McPhail also seems to have trouble translating some of his strengths as a one-panel cartoonist into a full-length graphic novel. McPhail’s work for the New Yorker has a keen irony, girded by elegant composition that drives your eye precisely where in needs to go to get the story. It’s easy to see why he’s got that gig, but it does take a deceptive amount of skill to make an otherwise archaic, easily-parodied form like the New Yorker cartoon feel contemporary, and McPhail consistently conveys complex ideas in elegant, striking images. 

By contrast, In often feels at odds with itself. The artwork and story often fail to support one another; jokes feel shoehorned in or, worse, built to be excerpted and shared.  The book is heavy with symbols, most of which—coffee shops, bars, small talk, Nick’s sketch book—represent the exact same thing. McPhail is so eager to establish the social constructs Nick uses to put a safe emotional distance between himself and others, that he ends up making a single point over and over. The things meant to have symbolic weight often double as gag receptacles—a lot of easy, look-at-this-fucking-hipster-type riffs without much meaning beyond the low-hanging joke. So they’re supposed to make you laugh, AND they’re supposed to mean something, but McPhail rarely connects those two purposes. That’s too much weight for a flimsy symbol to bear. Symbols are a valuable tool for one-panel work, but at book length McPhail struggles to turn them into metaphors that evolve, deepen, and flourish in order to sustain the story. The big aesthetic choice occurs at the points when Nick makes emotional breakthroughs and connects with people, and McPhail’s stoic black-and-white sketches give way to a watercolor dreamworld. Of course, Nick’s dream life is nearly as literal as those in his real one.

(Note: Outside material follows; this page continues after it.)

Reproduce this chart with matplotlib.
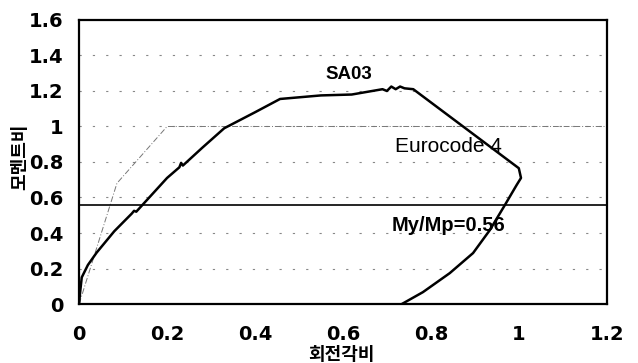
import matplotlib.pyplot as plt

# SA03 moment ratio vs rotation ratio
sa03_x = [0, 0.002, 0.006, 0.02, 0.04, 0.08, 0.12, 0.125, 0.13, 0.2, 0.228, 0.232, 0.236,
          0.28, 0.33, 0.4, 0.457, 0.55, 0.62, 0.69, 0.70, 0.71, 0.72, 0.73, 0.74, 0.76,
          1.0, 1.005, 0.995, 0.968, 0.934, 0.896, 0.843, 0.782, 0.734]
sa03_y = [0, 0.06, 0.15, 0.22, 0.29, 0.41, 0.51, 0.525, 0.52, 0.71, 0.77, 0.795, 0.78,
          0.88, 0.99, 1.08, 1.155, 1.175, 1.18, 1.21, 1.20, 1.225, 1.21, 1.225, 1.215, 1.21,
          0.765, 0.71, 0.67, 0.556, 0.416, 0.287, 0.174, 0.067, 0]

# Eurocode 4 line
ec4_x = [0, 0.086, 0.2, 1.2]
ec4_y = [0, 0.68, 1.0, 1.0]

my_mp = 0.56

xticks = [0, 0.2, 0.4, 0.6, 0.8, 1, 1.2]
xlabels = ['0', '0.2', '0.4', '0.6', '0.8', '1', '1.2']
yticks = [0, 0.2, 0.4, 0.6, 0.8, 1, 1.2, 1.4, 1.6]
ylabels = ['0', '0.2', '0.4', '0.6', '0.8', '1', '1.2', '1.4', '1.6']

fig = plt.figure(figsize=(6.38, 3.63), dpi=100)
ax = fig.add_axes([0.124, 0.1625, 0.827, 0.7825])

for v in yticks[1:-1]:
    ax.axhline(v, color='#888888', lw=0.8, linestyle=(0, (2, 10)), zorder=1)

ax.plot(ec4_x, ec4_y, color='#777777', lw=0.7, linestyle=(0, (6, 2, 1, 2)), zorder=2)
ax.axhline(my_mp, color='black', lw=1.2, zorder=3)
ax.plot(sa03_x, sa03_y, color='black', lw=1.8, zorder=4)

sans = ['Liberation Sans', 'DejaVu Sans']
ax.text(0.614, 1.29, 'SA03', family=sans, fontsize=13.5, fontweight='bold',
        ha='center', va='center')
ax.text(0.84, 0.89, 'Eurocode 4', family=sans, fontsize=15,
        ha='center', va='center')
ax.text(0.84, 0.44, 'My/Mp=0.56', family=sans, fontsize=14.5, fontweight='bold',
        ha='center', va='center')

ax.set_xlim(0, 1.2)
ax.set_ylim(0, 1.6)
ax.set_xticks(xticks)
ax.set_xticklabels(xlabels)
ax.set_yticks(yticks)
ax.set_yticklabels(ylabels)
ax.tick_params(length=0, labelsize=14)
ax.tick_params(axis='x', pad=15)
ax.tick_params(axis='y', pad=11)
for lab in ax.get_xticklabels() + ax.get_yticklabels():
    lab.set_fontweight('bold')
    lab.set_family('DejaVu Sans')
for s in ax.spines.values():
    s.set_linewidth(1.6)

kr = ['Noto Sans CJK KR', 'DejaVu Sans']
fig.text(0.031, 0.567, '모멘트비', family=kr, fontsize=13, fontweight='bold',
         rotation=90, ha='center', va='center')
fig.text(0.535, 0.024, '회전각비', family=kr, fontsize=13, fontweight='bold',
         ha='center', va='center')

fig.savefig('out.png', dpi=100)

Elsewhere, In runs into storytelling trouble. McPhail draws every character with the exact same range of facial expressions. He seems to be striking a balance between aloofness and caginess, but the result is that characters’ emotional states are consistently inscrutable. Yet In is overly reliant on reaction shots for buttons and punchlines that rarely land. A similar thing happens with some passages, where McPhail might not be communicating what he thinks he’s communicating. At one point, Nick silently helps his mother fix up an old house (incidentally, the one metaphor that McPhail doesn’t belabor, and it’s a cliché). To me, this reads like intimacy: a break in social expectation where Nick can relax and not worry about filling the void with small talk. Later, that passage is revealed to be yet another example of emotional distance. 

And yet, despite taking place in a resolutely two-dimensional world, Nick’s story is potent. In is at it’s best when Nick is awkwardly struggling to break through his self-imposed barriers and celebrating even the smallest victory with unrestrained enthusiasm. In one sequence, an honest conversation with his nephew sends Nick to a world where he is crowned King Uncle by a tribe of sentient potatoes. It’s one of the few parts McPhail doesn’t try to make sense of in real time, as well as one of the few places where the author actually seems like he’s having fun. Throughout the book, there’s a sense that writing In has been a way for McPhail to find his own artistic voice through Nick’s story, with Nick, McPhail, and the reader all working together to get through the layers of glibness and deflection and find meaning. Like many first novels, it’s more promising than satisfying. But there are moments, like the sentient potatoes, where it feels like McPhail has found his voice. Hopefully the next project will see him figuring out how to use it.